The effect for exercise intensity on hypertension using propensity score (성향점수를 이용한 운동강도가 고혈압에 미치는 영향)

  • Hwang, Jinseub;Pi, Seonmi;Choi, Woochul;Kim, Jongtae
    • Journal of the Korean Data and Information Science Society
    • /
    • v.28 no.1
    • /
    • pp.109-117
    • /
    • 2017
  • This study aims to identify the effect for exercise intensity on hypertension using propensity score based on the sixth Korea National Health and Nutrition Examination Survey data and to provide an evidence for the most effective exercise intensity for prevention or treatment of hypertension.
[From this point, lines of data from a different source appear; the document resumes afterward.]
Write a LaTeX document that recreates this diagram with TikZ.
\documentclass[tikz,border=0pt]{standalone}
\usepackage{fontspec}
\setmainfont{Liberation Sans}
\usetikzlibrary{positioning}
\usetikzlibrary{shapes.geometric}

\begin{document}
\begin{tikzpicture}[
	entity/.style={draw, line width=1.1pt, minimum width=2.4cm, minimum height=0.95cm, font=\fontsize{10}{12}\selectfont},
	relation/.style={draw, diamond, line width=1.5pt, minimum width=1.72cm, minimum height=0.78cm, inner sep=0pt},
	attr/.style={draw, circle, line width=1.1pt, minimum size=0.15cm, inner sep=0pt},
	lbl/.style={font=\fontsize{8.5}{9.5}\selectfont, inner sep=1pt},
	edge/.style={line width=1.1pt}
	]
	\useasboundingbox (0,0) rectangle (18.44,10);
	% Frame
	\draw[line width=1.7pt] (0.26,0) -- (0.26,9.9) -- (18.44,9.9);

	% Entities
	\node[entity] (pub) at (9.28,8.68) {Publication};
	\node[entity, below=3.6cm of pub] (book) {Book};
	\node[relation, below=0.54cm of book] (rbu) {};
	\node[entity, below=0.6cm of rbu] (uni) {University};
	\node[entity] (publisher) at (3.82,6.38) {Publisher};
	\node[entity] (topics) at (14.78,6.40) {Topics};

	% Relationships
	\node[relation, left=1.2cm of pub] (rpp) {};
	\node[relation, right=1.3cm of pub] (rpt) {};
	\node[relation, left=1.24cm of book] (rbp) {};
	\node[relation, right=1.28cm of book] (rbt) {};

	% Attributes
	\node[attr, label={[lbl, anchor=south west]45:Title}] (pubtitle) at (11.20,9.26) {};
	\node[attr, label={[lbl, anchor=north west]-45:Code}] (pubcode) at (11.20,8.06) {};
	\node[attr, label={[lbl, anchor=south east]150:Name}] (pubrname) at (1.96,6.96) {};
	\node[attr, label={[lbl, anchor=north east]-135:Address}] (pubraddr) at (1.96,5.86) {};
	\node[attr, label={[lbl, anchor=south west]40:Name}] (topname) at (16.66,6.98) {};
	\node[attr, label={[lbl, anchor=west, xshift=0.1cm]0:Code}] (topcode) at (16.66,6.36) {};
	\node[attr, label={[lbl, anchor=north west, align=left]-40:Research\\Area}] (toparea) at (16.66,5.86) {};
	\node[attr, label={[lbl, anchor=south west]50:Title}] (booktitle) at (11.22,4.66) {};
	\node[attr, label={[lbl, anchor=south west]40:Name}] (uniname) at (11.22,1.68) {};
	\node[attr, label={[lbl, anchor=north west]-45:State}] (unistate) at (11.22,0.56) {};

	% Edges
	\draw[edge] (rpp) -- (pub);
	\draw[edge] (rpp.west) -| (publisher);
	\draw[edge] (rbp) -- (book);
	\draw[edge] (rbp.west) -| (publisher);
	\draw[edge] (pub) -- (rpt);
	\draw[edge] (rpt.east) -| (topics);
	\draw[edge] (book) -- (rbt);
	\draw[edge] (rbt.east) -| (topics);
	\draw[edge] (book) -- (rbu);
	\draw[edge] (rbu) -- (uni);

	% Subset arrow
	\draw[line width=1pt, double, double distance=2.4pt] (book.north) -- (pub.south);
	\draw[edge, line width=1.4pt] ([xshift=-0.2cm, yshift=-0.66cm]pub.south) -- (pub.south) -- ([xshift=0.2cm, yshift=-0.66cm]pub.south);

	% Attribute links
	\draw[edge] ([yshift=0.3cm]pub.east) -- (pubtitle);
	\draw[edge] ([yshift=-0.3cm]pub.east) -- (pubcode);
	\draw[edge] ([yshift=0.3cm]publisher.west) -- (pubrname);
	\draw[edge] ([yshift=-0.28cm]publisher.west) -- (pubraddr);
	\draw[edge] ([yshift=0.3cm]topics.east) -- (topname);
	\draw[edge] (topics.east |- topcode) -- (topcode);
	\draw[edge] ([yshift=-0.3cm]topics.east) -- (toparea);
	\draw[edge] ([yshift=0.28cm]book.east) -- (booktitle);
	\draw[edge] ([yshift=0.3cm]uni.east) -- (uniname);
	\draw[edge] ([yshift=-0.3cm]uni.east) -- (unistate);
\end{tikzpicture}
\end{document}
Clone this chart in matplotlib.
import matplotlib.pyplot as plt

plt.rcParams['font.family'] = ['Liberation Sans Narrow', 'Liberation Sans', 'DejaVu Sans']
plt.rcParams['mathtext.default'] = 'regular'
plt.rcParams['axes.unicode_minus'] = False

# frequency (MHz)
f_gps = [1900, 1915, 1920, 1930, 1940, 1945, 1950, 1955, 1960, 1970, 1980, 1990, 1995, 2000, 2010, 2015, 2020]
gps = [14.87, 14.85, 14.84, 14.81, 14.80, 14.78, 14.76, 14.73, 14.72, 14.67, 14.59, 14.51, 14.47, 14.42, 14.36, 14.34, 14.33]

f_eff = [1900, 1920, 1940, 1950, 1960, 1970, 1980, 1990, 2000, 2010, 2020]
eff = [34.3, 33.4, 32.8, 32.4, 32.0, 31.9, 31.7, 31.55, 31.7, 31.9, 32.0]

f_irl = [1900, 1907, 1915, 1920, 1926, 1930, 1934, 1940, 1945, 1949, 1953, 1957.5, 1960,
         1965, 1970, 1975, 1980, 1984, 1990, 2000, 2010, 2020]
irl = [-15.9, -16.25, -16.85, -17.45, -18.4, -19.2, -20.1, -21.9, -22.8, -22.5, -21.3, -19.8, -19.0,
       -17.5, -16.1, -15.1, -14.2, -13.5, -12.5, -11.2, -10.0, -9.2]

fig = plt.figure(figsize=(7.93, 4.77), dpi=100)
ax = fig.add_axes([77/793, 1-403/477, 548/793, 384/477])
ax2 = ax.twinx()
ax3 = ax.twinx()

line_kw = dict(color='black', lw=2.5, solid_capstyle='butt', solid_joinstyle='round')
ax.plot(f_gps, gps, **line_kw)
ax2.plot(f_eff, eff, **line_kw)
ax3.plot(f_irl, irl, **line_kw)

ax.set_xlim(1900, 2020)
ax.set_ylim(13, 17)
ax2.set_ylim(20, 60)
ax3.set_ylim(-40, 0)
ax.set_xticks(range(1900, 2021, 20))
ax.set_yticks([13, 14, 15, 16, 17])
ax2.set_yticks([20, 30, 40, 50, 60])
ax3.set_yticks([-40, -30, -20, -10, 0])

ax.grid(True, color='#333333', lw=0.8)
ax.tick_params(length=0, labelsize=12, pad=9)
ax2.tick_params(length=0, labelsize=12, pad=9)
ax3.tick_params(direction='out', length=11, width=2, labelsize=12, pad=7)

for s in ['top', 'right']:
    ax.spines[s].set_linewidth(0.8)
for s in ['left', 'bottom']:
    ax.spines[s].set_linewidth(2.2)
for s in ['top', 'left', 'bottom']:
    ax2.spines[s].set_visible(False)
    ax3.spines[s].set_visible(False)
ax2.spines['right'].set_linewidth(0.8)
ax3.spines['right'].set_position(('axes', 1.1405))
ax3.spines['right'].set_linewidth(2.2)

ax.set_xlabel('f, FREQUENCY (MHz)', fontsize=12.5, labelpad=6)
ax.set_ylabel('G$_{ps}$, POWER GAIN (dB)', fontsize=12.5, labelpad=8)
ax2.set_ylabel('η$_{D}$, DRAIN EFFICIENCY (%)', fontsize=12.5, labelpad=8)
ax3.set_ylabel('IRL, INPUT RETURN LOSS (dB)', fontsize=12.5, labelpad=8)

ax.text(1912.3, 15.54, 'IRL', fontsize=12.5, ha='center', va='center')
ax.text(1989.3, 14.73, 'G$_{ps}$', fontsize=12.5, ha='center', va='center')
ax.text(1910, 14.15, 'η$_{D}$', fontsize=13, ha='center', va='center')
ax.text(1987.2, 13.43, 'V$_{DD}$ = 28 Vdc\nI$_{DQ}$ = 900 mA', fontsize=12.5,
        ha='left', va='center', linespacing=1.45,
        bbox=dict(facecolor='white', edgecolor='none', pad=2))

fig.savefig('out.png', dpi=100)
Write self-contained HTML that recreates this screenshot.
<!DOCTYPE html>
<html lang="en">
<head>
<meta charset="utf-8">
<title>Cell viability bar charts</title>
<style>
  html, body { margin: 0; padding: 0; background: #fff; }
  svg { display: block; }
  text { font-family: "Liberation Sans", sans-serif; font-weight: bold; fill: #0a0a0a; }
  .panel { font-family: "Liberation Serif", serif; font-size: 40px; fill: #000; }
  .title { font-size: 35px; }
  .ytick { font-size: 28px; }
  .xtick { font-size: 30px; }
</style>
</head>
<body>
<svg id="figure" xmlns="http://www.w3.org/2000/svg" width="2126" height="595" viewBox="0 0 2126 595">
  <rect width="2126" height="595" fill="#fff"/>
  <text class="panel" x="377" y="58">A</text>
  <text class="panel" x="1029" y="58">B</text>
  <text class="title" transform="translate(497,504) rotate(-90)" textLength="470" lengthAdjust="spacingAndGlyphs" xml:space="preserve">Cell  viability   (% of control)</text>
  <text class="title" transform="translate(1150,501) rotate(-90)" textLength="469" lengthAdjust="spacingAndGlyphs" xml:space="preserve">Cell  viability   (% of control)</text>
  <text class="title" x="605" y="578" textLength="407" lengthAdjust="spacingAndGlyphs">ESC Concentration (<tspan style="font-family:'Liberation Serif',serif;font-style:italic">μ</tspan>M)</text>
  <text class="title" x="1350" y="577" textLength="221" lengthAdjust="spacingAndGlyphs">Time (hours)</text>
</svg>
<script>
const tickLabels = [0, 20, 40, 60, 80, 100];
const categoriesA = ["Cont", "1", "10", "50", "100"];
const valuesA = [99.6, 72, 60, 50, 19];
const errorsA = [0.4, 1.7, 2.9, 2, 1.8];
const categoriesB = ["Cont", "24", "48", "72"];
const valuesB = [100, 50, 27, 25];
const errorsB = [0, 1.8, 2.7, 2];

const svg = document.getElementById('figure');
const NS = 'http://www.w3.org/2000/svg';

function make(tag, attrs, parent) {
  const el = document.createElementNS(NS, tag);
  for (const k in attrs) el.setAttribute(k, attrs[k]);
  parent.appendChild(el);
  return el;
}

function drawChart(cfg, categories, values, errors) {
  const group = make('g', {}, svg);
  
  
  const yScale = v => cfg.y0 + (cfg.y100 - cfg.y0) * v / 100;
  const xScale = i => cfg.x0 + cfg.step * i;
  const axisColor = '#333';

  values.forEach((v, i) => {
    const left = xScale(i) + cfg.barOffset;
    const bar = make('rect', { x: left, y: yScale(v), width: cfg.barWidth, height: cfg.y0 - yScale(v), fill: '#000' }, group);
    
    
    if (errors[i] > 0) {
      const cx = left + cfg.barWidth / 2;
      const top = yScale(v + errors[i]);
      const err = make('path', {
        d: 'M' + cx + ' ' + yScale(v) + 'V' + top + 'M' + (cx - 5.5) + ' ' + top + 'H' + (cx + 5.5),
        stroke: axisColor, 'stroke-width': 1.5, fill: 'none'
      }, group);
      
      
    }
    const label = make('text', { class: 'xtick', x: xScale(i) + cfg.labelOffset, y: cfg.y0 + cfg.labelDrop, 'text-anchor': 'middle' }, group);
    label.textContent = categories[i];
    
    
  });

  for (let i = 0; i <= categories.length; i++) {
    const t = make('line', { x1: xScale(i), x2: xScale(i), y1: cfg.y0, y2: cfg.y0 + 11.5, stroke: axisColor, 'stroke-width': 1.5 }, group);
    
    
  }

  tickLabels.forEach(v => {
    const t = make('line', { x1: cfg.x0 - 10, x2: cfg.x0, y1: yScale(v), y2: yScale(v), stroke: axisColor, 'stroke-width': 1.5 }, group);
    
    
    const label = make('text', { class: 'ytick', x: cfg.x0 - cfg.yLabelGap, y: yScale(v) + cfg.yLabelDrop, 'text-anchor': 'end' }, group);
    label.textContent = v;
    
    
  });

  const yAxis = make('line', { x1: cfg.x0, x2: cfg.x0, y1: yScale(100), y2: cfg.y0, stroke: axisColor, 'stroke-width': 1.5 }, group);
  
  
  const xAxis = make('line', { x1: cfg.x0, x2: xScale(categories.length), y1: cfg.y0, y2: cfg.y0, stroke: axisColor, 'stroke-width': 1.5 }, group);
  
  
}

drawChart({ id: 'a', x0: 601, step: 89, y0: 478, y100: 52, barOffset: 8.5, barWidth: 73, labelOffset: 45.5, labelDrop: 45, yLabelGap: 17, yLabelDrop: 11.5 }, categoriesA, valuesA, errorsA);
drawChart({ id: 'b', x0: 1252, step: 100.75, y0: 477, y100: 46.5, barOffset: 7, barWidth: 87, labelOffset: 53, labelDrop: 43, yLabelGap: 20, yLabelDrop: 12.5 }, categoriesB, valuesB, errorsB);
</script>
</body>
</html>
Specifically, we select 3,486 subjects who aged between 18 and 65 years after excluding some subjects who are expected to have limited athletic ability. We estimate propensity scores for exercise intensity based on the confounders such as sex, age, smoking, drinking, and natrium intake. Considering the complex survey design, we conduct a descriptive analysis and multiple logistic regression for hypertension with propensity score as a covariate. Although the results of the study did not show statistically significant relationship between exercise intensity and hypertension, we expect that it can be used as a basis evidence that the appropriate exercise of moderate intensity may be more effective for the prevention and treatment of hypertension rather than strong intensity exercise and non-exercise.